On a day that brought up heavy emotions for many, advocates pointed to bright spots in increasing acceptance of harm reduction approaches by decision-makers and the public.

“It’s a shame it had to get to this point for people to realize what an issue it is, and that it’s not just something that happens to other people,” King said. “But I see the conversation changing and people are more open to it, so that’s positive.”

Rising awareness has been slower to translate into increased action. PATH 525 remains the city’s lone safe consumption site, despite research indicating more are needed. Cynthia Olsen, drug strategy coordinator for the City of Thunder Bay, said a feasibility study had indicated at least two – one in the north end, and one in the south – would be required for the strategy to be effective in the city.

A provincial cap on the number of such sites allowed, instituted by the Ford government, made expansion more difficult.

“There is still a cap in Ontario, and that needs to be addressed to ensure communities like ours that could benefit from more than one [site] would be able to have them,” Olsen said.

MPP Judith Monteith-Farrell said the provincial cap flew in the face of evidence gathered by the province, including local submissions.

“I’d like them to use that research, the hard work of all those folks like the Thunder Bay Drug Strategy, who made recommendations to keep people alive.”

MP Patty Hajdu said all levels of government needed to work together on the issue to reduce stigma and provide supports to those struggling with addiction.

“We’ve had a long, sorry history in this country of stigmatizing people who use substances, which drives substance use underground,” she said. “It can create really risky situations for people who are struggling with substance use who are using alone, who are afraid to reach out for help, who are afraid to tell their family.”

“We can prevent overdoses, and when communities work together, we can save lives.”

Hajdu supports strategies like safe consumption sites, and welcomed local applications for regulatory approval to expand the number in Thunder Bay. She also touted some federal funding available for safe consumption and safe supply initiatives.

However, she warned there was no one easy solution to the crisis, citing housing and social supports as key pieces of any response.

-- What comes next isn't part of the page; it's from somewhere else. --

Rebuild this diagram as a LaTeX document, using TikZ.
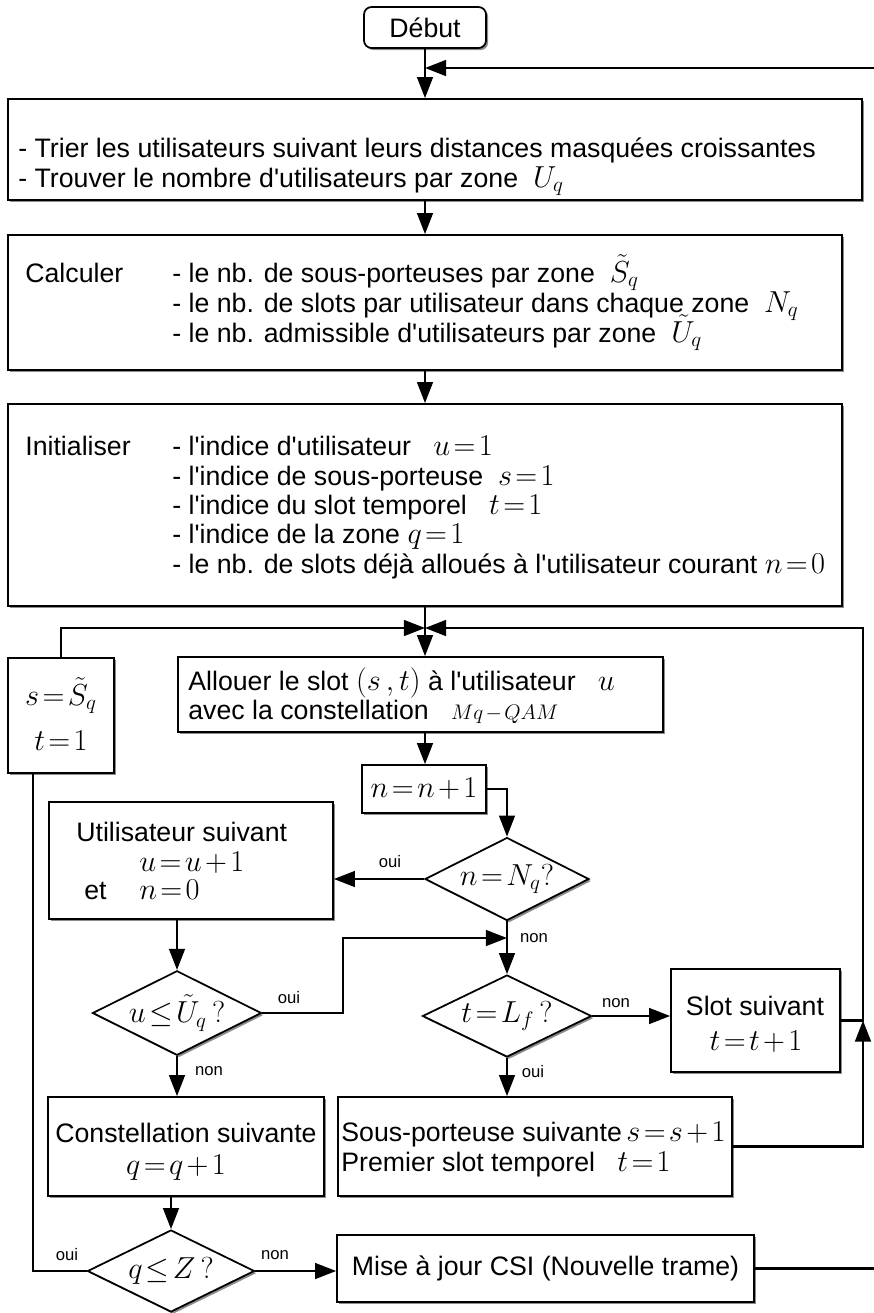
\documentclass[tikz,border=0pt]{standalone}
\usepackage{amsmath}
\usepackage{fontspec}
\setmainfont{Liberation Sans}[Ligatures=TeXOff]
\usepackage{tikz}
\usetikzlibrary{positioning,shapes.geometric,arrows.meta,shadows}
\DeclareMathSizes{15.2}{18}{13}{10}
\thickmuskip=2mu plus 1mu
\medmuskip=2mu plus 1mu
\tikzstyle{flowChart} = [x = 0.02cm, y = -0.02cm, font=\fontsize{15.2}{18}\selectfont]
\tikzstyle{boxStyle} = [draw, line width=1pt, fill=white, inner sep=0pt, drop shadow={shadow xshift=1.2pt, shadow yshift=-1.2pt, fill=black!45, opacity=1}]
\tikzstyle{startStyle} = [boxStyle, rounded corners=.15cm]
\tikzstyle{decisionStyle} = [boxStyle, diamond, aspect=2]
\tikzstyle{arrowStyle} = [line width=1.2pt, -{Triangle[length=12pt,width=9pt]}]
\tikzstyle{lineStyle} = [line width=1.2pt]
\tikzstyle{boxText} = [anchor=base west, inner sep=0pt]
\tikzstyle{centerText} = [anchor=base, inner sep=0pt]
\tikzstyle{answerText} = [font=\fontsize{9.5}{11}\selectfont, inner sep=0pt]
\tikzset{boxSize/.style 2 args={minimum width=#1*0.02cm, minimum height=#2*0.02cm}}

\begin{document}
\begin{tikzpicture}[flowChart]
        \useasboundingbox (0,0) rectangle (874,1313);

        \node [startStyle, boxSize={122}{41}] (debut) at (425,27.5) {Début};
        \node [boxStyle, boxSize={854}{101}] (trier) at (435,149.5) {};
        \node [boxStyle, boxSize={834}{135}] (calcul) at (425,302.5) {};
        \node [boxStyle, boxSize={834}{202}] (init) at (425,505) {};
        \node [boxStyle, boxSize={106}{115}] (reinit) at (61,715.5) {};
        \node [boxStyle, boxSize={485}{75}] (allouer) at (420.5,694.5) {};
        \node [boxStyle, boxSize={124}{48}] (incr) at (424,789) {$n=n+1$};
        \node [decisionStyle, boxSize={164}{83}] (testN) at (507,879) {$n=N_q?$};
        \node [boxStyle, boxSize={284}{117}] (userNext) at (191,860.5) {};
        \node [decisionStyle, boxSize={165}{82}] (testU) at (177,1013) {$u\leq\tilde{U}_q\,?$};
        \node [decisionStyle, boxSize={169}{82}] (testL) at (507,1016) {$t=L_f\,?$};
        \node [boxStyle, boxSize={169}{103}] (slotNext) at (755.5,1020.5) {};
        \node [boxStyle, boxSize={394}{99}] (carrierNext) at (535,1146.5) {};
        \node [boxStyle, boxSize={276}{99}] (constNext) at (186,1146.5) {};
        \node [decisionStyle, boxSize={167}{82}] (testQ) at (171,1271) {$q\leq Z\,?$};
        \node [boxStyle, boxSize={417}{67}] (csi) at (545.5,1268.5) {Mise à jour CSI (Nouvelle trame)};

        \node [boxText] (trierA) at (18,157) {- Trier les utilisateurs suivant leurs distances masquées croissantes};
        \node [boxText] (trierB) at (18,187) {- Trouver le nombre d'utilisateurs par zone ~$U_q$};
        \node [boxText] (calculA) at (25,282) {Calculer};
        \node [boxText] (calculB) at (172,282) {- le nb. de sous-porteuses par zone ~$\tilde{S}_q$};
        \node [boxText] (calculC) at (172,312) {- le nb. de slots par utilisateur dans chaque zone ~$N_q$};
        \node [boxText] (calculD) at (172,342) {- le nb. admissible d'utilisateurs par zone ~$\tilde{U}_q$};
        \node [boxText] (initA) at (25,455) {Initialiser};
        \node [boxText] (initB) at (172,455) {- l'indice d'utilisateur ~ $u=1$};
        \node [boxText] (initC) at (172,485) {- l'indice de sous-porteuse ~$s=1$};
        \node [boxText] (initD) at (172,514) {- l'indice du slot temporel ~ $t=1$};
        \node [boxText] (initE) at (172,543) {- l'indice de la zone $q=1$};
        \node [boxText] (initF) at (172,573) {- le nb. de slots déjà alloués à l'utilisateur courant $n=0$};
        \node [centerText] (reinitA) at (61,705) {$s=\tilde{S}_q$};
        \node [centerText] (reinitB) at (61,750) {$t=1$};
        \node [boxText] (allouerA) at (188,690) {Allouer le slot $(s\,,t)$ à l'utilisateur ~ $u$};
        \node [boxText] (allouerB) at (188,719) {avec la constellation ~ {\fontsize{12}{14}\selectfont$Mq-QAM$}};
        \node [boxText] (userNextA) at (76,841) {Utilisateur suivant};
        \node [boxText] (userNextB) at (139,871) {$u=u+1$};
        \node [boxText] (userNextC) at (84,899) {et};
        \node [boxText] (userNextD) at (139,899) {$n=0$};
        \node [boxText] (constNextA) at (55,1142) {Constellation suivante};
        \node [centerText] (constNextB) at (176,1174) {$q=q+1$};
        \node [boxText] (carrierNextA) at (341,1141) {Sous-porteuse suivante\,$s=s+1$};
        \node [boxText] (carrierNextB) at (341,1171) {Premier slot temporel ~ $t=1$};
        \node [centerText] (slotNextA) at (755,1015) {Slot suivant};
        \node [centerText] (slotNextB) at (756,1050) {$t=t+1$};

        \node [answerText] (ouiN) at (390,862) {oui};
        \node [answerText] (nonN) at (534,938) {non};
        \node [answerText] (ouiU) at (289,998) {oui};
        \node [answerText] (nonU) at (209,1071) {non};
        \node [answerText] (nonL) at (616,1003) {non};
        \node [answerText] (ouiL) at (533,1072) {oui};
        \node [answerText] (ouiQ) at (67,1255) {oui};
        \node [answerText] (nonQ) at (275,1255) {non};

        \coordinate (retourHaut) at (874,68);
        \coordinate (retourBas) at (874,1268.5);
        \coordinate (fusion) at (425,628);
        \coordinate (coinDroit) at (863,628);
        \coordinate (coinGauche) at (33,1271);
        \coordinate (coudeU) at (343,938);

        \draw [arrowStyle] (debut.south) -- (debut.south |- trier.north);
        \draw [arrowStyle] (retourHaut) -- (debut.south |- retourHaut);
        \draw [arrowStyle] (calcul.north |- trier.south) -- (calcul.north);
        \draw [arrowStyle] (calcul.south) -- (init.north);
        \draw [lineStyle] (init.south) -- (fusion);
        \draw [arrowStyle] (fusion) -- (fusion |- allouer.north);
        \draw [arrowStyle] (reinit.north) |- (fusion);
        \draw [arrowStyle] (slotNext.east) -| (coinDroit) -- (fusion);
        \draw [arrowStyle] (carrierNext.east) -| (slotNext.east -| coinDroit);
        \draw [arrowStyle] (fusion |- allouer.south) -- (fusion |- incr.north);
        \draw [arrowStyle] (incr.east) -| (testN.north);
        \draw [arrowStyle] (testN.west) -- (testN.west -| userNext.east);
        \draw [arrowStyle] (testN.south) -- (testL.north);
        \draw [arrowStyle] (testU.north |- userNext.south) -- (testU.north);
        \draw [arrowStyle] (testU.east) -| (coudeU) -- (testL.north |- coudeU);
        \draw [arrowStyle] (testL.east) -- (testL.east -| slotNext.west);
        \draw [arrowStyle] (testL.south) -- (testL.south |- carrierNext.north);
        \draw [arrowStyle] (testU.south) -- (testU.south |- constNext.north);
        \draw [arrowStyle] (testQ.north |- constNext.south) -- (testQ.north);
        \draw [arrowStyle] (testQ.east) -- (testQ.east -| csi.west);
        \draw [lineStyle] (testQ.west) -- (coinGauche) -- (coinGauche |- reinit.south);
        \draw [lineStyle] (csi.east) -- (csi.east -| retourBas);
      \end{tikzpicture}
\end{document}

On another called-for strategy, decriminalizing all drug possession, Hajdu indicated the federal government was examining a recent letter supporting the idea from the Canadian Association of Chiefs of Police, but wouldn’t comment on whether the government was ready to take the step.

In the meantime, the public prosecution service has ordered federal prosecutors to avoid pursuing simple possession charges in cases not involving major public safety concerns.